## Data shown
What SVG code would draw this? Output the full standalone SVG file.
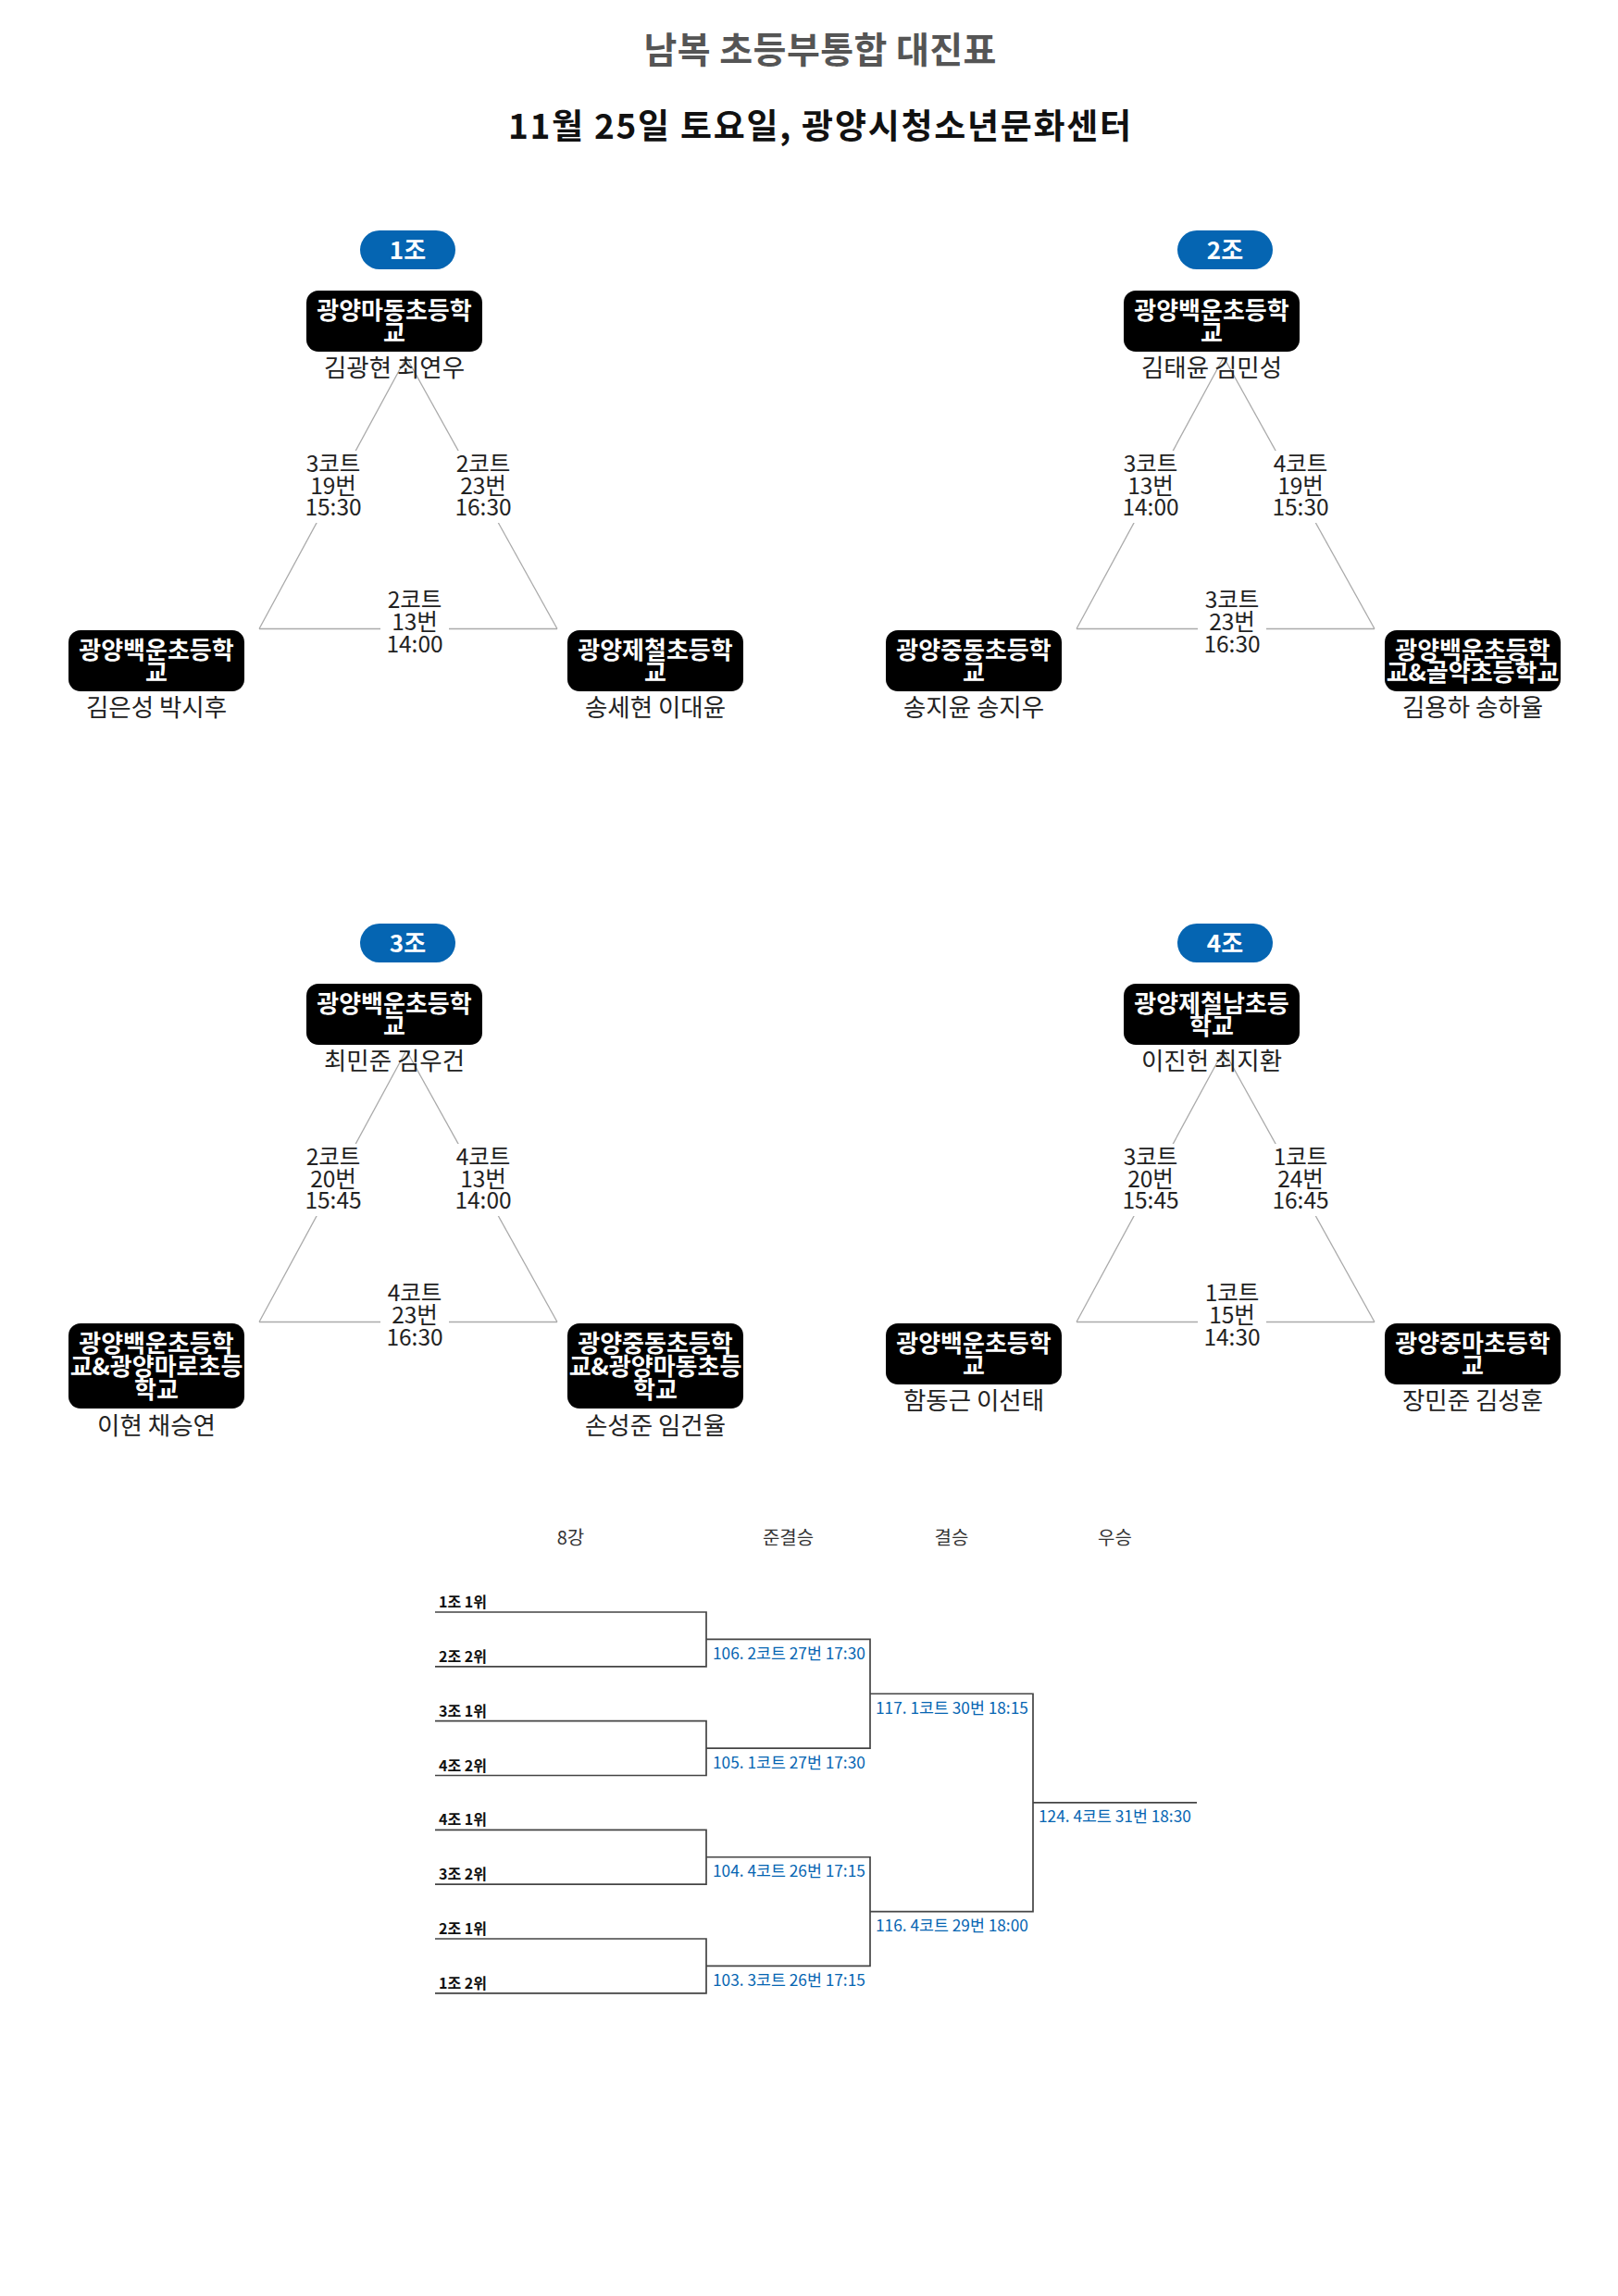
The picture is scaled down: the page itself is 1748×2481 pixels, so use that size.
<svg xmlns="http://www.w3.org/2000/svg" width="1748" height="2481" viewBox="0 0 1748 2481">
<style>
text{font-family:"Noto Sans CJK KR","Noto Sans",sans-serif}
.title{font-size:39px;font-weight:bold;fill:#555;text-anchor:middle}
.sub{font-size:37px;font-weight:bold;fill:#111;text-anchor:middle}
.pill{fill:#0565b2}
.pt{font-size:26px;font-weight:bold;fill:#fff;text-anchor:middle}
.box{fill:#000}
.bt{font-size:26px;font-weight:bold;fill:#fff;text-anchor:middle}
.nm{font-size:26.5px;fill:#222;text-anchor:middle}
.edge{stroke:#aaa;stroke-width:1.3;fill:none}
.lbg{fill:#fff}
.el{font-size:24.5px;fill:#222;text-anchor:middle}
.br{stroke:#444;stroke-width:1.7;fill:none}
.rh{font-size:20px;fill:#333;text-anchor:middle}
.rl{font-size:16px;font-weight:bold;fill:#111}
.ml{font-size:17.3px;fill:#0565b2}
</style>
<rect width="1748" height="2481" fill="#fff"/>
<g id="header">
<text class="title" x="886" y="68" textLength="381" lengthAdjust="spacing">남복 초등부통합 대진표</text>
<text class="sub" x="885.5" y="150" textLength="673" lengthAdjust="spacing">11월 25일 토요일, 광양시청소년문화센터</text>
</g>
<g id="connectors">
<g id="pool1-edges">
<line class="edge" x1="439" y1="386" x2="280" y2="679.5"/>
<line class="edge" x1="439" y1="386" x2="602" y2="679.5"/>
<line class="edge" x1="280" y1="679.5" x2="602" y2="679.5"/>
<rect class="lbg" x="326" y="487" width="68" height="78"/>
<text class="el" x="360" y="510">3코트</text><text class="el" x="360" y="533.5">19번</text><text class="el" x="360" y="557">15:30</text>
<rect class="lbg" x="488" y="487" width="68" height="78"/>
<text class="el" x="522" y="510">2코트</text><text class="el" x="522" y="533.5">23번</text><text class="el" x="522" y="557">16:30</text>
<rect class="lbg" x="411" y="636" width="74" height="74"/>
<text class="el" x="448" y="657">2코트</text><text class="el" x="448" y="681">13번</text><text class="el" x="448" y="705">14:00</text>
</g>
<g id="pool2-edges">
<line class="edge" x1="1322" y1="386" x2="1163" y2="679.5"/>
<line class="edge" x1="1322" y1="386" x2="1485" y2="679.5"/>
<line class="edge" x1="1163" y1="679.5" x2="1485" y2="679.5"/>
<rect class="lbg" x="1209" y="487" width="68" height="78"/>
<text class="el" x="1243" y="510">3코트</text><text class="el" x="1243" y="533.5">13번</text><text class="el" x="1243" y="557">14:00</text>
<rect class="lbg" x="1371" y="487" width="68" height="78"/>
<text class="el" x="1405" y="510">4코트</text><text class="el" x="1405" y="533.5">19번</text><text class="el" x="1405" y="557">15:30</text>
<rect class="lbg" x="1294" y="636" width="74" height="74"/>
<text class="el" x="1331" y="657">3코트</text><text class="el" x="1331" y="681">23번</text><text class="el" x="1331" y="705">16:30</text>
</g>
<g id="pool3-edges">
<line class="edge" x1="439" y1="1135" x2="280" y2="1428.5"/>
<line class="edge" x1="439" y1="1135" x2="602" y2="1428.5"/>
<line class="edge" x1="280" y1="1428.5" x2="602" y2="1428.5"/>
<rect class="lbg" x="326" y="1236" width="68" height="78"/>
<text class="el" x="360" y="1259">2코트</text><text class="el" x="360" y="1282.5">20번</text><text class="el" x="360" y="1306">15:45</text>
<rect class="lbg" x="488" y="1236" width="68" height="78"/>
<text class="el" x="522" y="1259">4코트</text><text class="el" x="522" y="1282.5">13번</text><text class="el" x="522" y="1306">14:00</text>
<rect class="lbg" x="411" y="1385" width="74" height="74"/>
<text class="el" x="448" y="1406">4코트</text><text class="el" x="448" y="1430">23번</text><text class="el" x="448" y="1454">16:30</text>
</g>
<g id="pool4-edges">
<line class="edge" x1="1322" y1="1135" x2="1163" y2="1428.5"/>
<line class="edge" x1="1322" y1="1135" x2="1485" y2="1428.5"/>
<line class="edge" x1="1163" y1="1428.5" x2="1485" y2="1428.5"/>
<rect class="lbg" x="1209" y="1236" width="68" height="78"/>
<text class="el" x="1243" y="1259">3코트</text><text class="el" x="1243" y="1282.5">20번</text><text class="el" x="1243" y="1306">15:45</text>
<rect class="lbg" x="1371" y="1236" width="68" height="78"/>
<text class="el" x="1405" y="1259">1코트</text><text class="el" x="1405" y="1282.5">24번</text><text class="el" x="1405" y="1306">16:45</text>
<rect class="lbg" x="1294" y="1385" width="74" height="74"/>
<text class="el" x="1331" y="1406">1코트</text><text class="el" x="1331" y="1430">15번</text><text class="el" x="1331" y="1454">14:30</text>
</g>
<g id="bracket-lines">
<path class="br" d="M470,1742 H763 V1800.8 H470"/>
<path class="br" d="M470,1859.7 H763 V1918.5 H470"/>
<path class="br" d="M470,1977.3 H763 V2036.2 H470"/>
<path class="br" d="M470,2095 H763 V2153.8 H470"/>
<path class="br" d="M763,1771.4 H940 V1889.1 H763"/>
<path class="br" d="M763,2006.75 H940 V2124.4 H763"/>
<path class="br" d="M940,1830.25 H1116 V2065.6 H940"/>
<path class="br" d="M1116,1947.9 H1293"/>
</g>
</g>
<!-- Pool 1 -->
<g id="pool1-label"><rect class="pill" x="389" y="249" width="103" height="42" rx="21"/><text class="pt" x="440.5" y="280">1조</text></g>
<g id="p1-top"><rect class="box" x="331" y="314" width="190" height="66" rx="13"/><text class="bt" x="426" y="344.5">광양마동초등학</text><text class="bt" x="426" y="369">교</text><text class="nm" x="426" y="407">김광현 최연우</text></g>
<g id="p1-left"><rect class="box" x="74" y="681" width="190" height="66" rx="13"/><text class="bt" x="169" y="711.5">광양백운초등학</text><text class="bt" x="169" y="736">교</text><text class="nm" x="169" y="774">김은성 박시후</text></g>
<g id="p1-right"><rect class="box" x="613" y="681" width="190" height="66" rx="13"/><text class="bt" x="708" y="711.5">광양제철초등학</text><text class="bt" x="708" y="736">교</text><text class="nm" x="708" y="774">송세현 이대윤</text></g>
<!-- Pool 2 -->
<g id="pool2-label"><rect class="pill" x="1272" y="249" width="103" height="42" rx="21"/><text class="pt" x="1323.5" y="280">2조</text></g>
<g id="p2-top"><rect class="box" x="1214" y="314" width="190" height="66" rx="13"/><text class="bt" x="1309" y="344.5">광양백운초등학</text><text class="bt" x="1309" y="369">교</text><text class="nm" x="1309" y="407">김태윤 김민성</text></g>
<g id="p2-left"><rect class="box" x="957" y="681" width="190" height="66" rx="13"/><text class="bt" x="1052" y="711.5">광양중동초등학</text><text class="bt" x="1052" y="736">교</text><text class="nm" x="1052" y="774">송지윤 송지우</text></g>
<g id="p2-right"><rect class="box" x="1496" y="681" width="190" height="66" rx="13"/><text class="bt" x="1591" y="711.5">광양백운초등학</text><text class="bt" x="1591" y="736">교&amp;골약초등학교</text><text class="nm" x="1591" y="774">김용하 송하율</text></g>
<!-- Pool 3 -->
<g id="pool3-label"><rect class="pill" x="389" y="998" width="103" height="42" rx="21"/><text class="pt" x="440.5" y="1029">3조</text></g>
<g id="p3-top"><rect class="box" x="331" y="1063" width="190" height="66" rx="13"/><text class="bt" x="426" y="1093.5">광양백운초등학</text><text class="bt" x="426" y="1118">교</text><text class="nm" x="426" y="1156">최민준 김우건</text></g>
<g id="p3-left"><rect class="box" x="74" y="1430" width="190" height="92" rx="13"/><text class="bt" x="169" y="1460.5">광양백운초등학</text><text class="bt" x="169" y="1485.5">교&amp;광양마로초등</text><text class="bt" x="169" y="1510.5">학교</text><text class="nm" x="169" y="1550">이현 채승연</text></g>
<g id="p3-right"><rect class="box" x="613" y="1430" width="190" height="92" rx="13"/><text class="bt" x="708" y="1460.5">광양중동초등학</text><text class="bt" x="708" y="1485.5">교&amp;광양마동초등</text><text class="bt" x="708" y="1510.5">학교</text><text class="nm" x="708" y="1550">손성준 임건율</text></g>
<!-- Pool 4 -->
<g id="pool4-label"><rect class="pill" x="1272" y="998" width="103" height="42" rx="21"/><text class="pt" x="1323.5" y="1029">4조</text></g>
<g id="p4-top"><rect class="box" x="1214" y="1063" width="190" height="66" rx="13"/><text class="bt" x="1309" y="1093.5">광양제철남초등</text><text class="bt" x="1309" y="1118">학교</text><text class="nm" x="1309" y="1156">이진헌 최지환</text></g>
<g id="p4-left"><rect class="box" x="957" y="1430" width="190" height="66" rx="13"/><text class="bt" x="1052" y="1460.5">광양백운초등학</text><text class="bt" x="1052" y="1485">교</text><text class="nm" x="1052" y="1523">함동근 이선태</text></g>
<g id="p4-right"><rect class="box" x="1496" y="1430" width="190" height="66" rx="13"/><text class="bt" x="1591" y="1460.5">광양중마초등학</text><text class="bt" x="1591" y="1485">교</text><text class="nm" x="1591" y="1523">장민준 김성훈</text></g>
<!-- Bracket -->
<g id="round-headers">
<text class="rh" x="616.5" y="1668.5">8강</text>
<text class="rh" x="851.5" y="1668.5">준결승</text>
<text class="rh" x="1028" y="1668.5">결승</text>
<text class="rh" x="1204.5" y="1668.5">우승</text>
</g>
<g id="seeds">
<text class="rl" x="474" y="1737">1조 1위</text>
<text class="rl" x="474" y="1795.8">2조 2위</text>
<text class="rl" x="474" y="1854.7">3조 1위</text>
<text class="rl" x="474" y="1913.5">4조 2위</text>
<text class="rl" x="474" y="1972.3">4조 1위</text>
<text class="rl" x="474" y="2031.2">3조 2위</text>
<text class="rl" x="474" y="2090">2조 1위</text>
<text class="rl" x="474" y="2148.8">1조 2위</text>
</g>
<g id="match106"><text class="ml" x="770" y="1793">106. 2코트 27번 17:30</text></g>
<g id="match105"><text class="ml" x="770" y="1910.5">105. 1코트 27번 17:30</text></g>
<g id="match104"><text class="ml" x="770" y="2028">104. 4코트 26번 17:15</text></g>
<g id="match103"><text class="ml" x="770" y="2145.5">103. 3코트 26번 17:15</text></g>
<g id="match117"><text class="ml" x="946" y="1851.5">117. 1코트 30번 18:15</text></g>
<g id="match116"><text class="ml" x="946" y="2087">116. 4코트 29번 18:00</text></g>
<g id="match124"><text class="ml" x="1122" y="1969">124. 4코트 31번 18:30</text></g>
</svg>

## Set problem
Using the listing above, show every line that includes the string "size".

## Reply to the task
The picture is scaled down: the page itself is 1748×2481 pixels, so use that size.
.title{font-size:39px;font-weight:bold;fill:#555;text-anchor:middle}
.sub{font-size:37px;font-weight:bold;fill:#111;text-anchor:middle}
.pt{font-size:26px;font-weight:bold;fill:#fff;text-anchor:middle}
.bt{font-size:26px;font-weight:bold;fill:#fff;text-anchor:middle}
.nm{font-size:26.5px;fill:#222;text-anchor:middle}
.el{font-size:24.5px;fill:#222;text-anchor:middle}
.rh{font-size:20px;fill:#333;text-anchor:middle}
.rl{font-size:16px;font-weight:bold;fill:#111}
.ml{font-size:17.3px;fill:#0565b2}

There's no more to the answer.